Tuesday, February 9, 2010
Martha's Vineyard and the Deaf
I will never ever find a time that I will not be amazed at the interesting things I learn as I research my family history. After my post a few days ago about Luke and Elizabeth Stoutenburg moving from Dutchess County, New York to Ontario, Canada, I felt that I should do a bit more research on Elizabeth Case and her ancestors and relatives. The trail led me to Tisbury on Martha's Vineyard in Massachusetts. At dinner tonight, I announced to my husband, " You won't believe what I just learned!" He told me that he isn't always interested in details of my extended family, but when I say something like above, he knows that I will tell him something interesting. Most of my knowledge of Martha's Vineyard stemmed from Senator Edward Kennedy's accident in 1969 at Chappaquidick Island. Well, to put it bluntly, it was not much. Because I discovered that I had cousins who lived on Martha's Vineyard in Tisbury in the late 1600s, I wanted to know more about this island. A Google search yielded a map of Martha's Vineyard along with a smaller island on the east, Chappaquidick. The town of Tisbury on this map is the northernmost part of Martha's Vineyard. I naturally assumed that Martha's Vineyard was a grape producing island. Unfortunately, I have not found any evidence that the island was named for its grapes. At this moment, I have no idea why this island is called Martha's Vineyard.
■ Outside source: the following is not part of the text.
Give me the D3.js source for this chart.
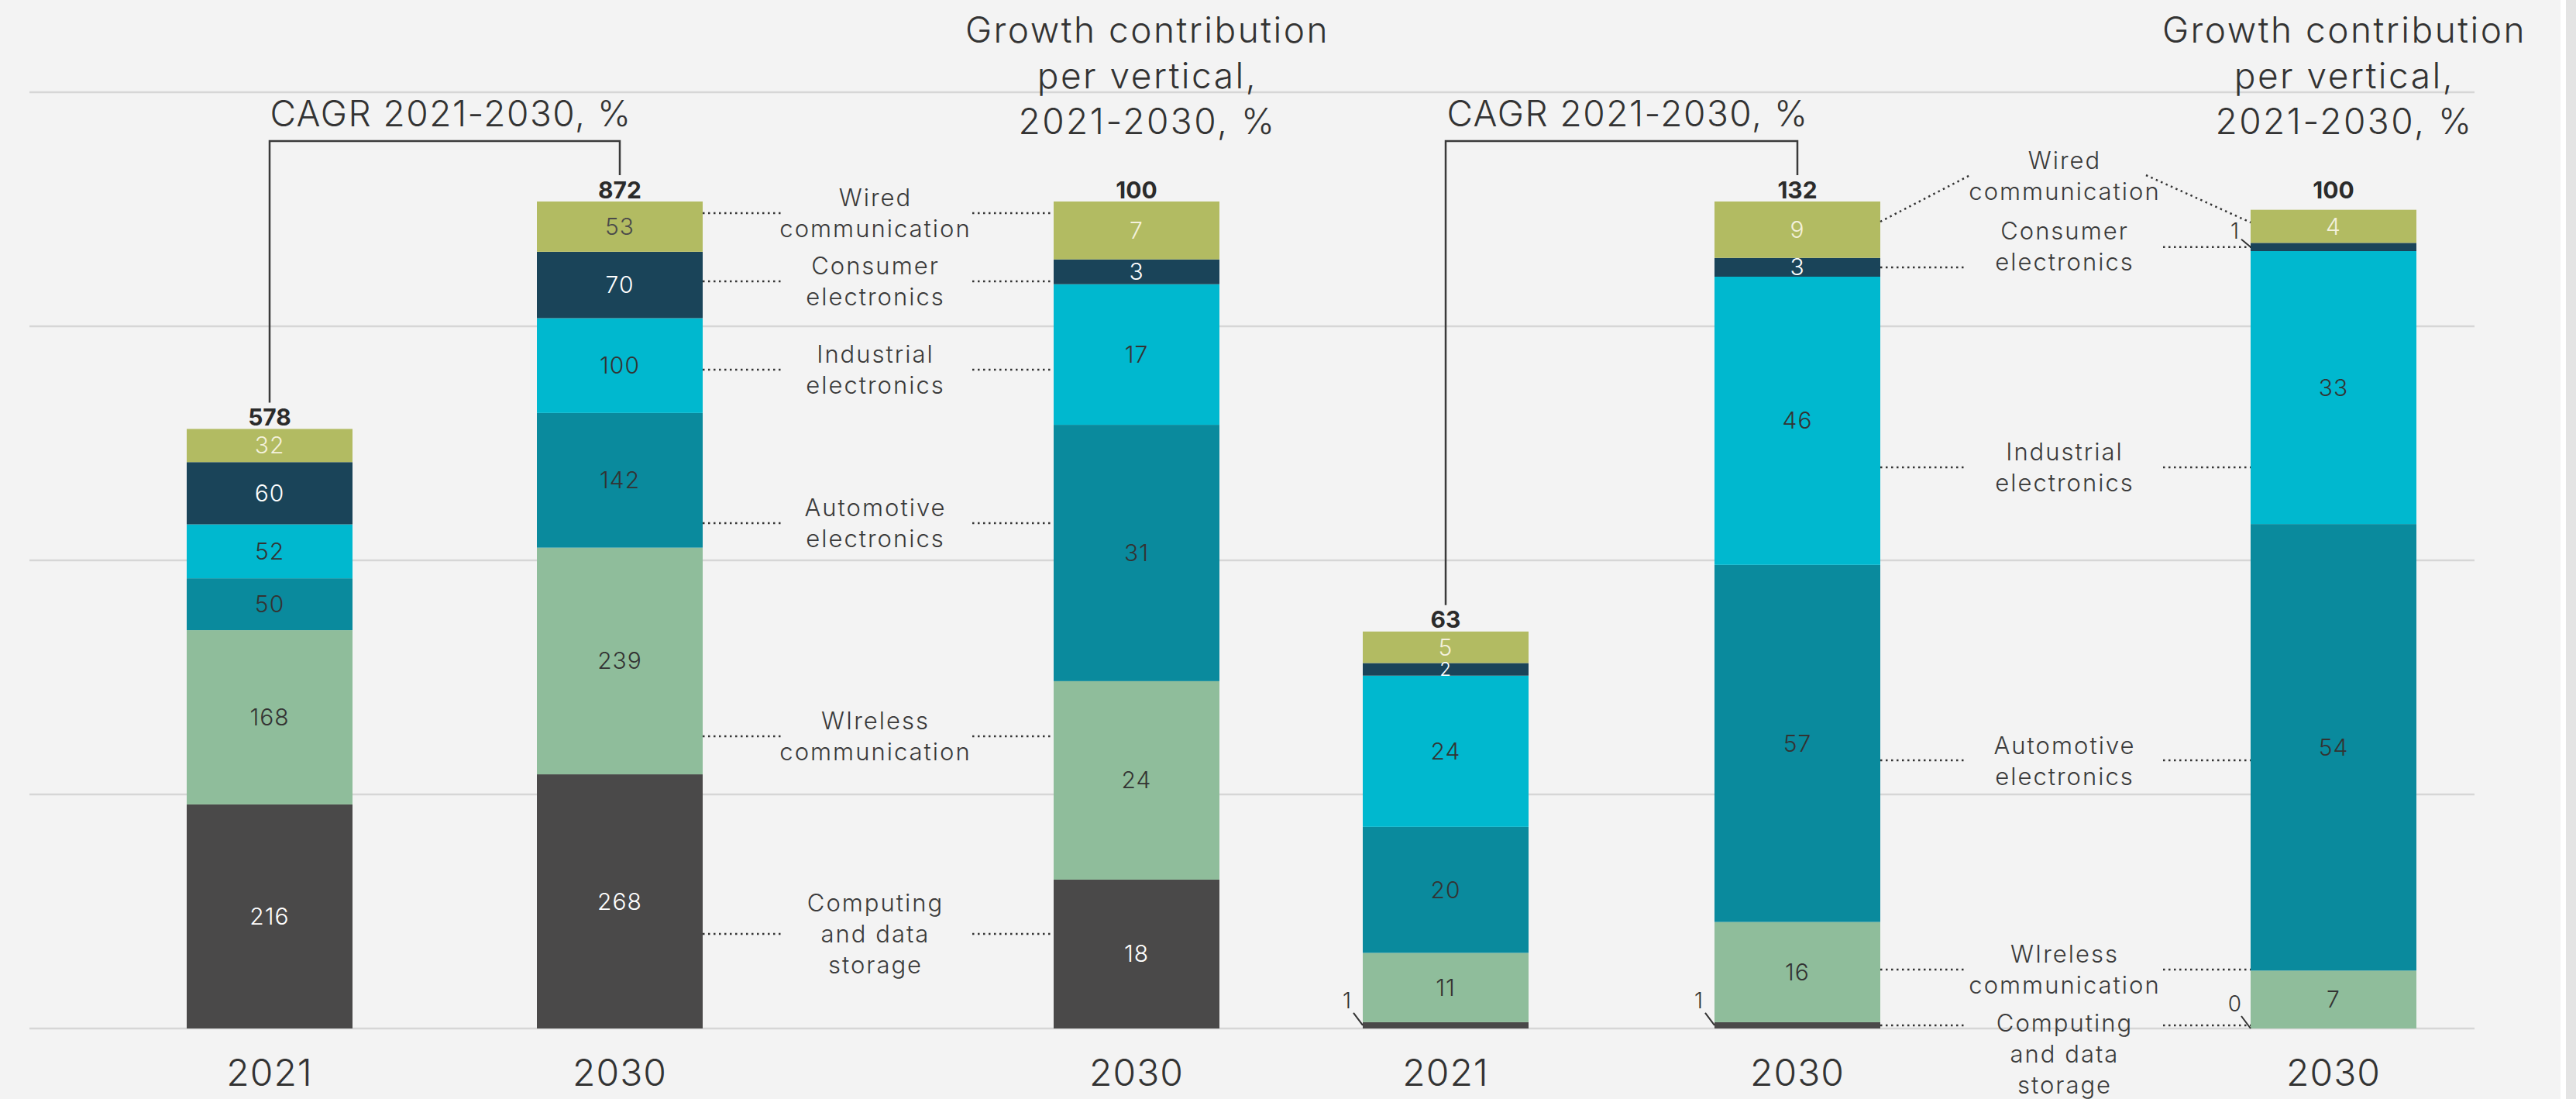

In my quest to learn about this island, I came across a very interesting fact. It has nothing to do with my relatives, but I was intrigued. I came across a book, "Everyone Here Spoke Sign Language: Hereditary Deafness on Martha's Vineyard" by Ellen Nora Grose. There were so many deaf people in the community that a sign language was developed in order for the deaf and non-deaf to communicate. In the 18th century, 1 in 155 people on Martha's Vineyard were deaf while 1 in 5,728 people in the general United States population were deaf. Since most people at that time were related in some way, the development of a sign language used to communicate with the deaf relatives was important. Today's American Sign Language was greatly influenced by the Martha's Vineyard sign language. I would never have known this but I was researching my family history!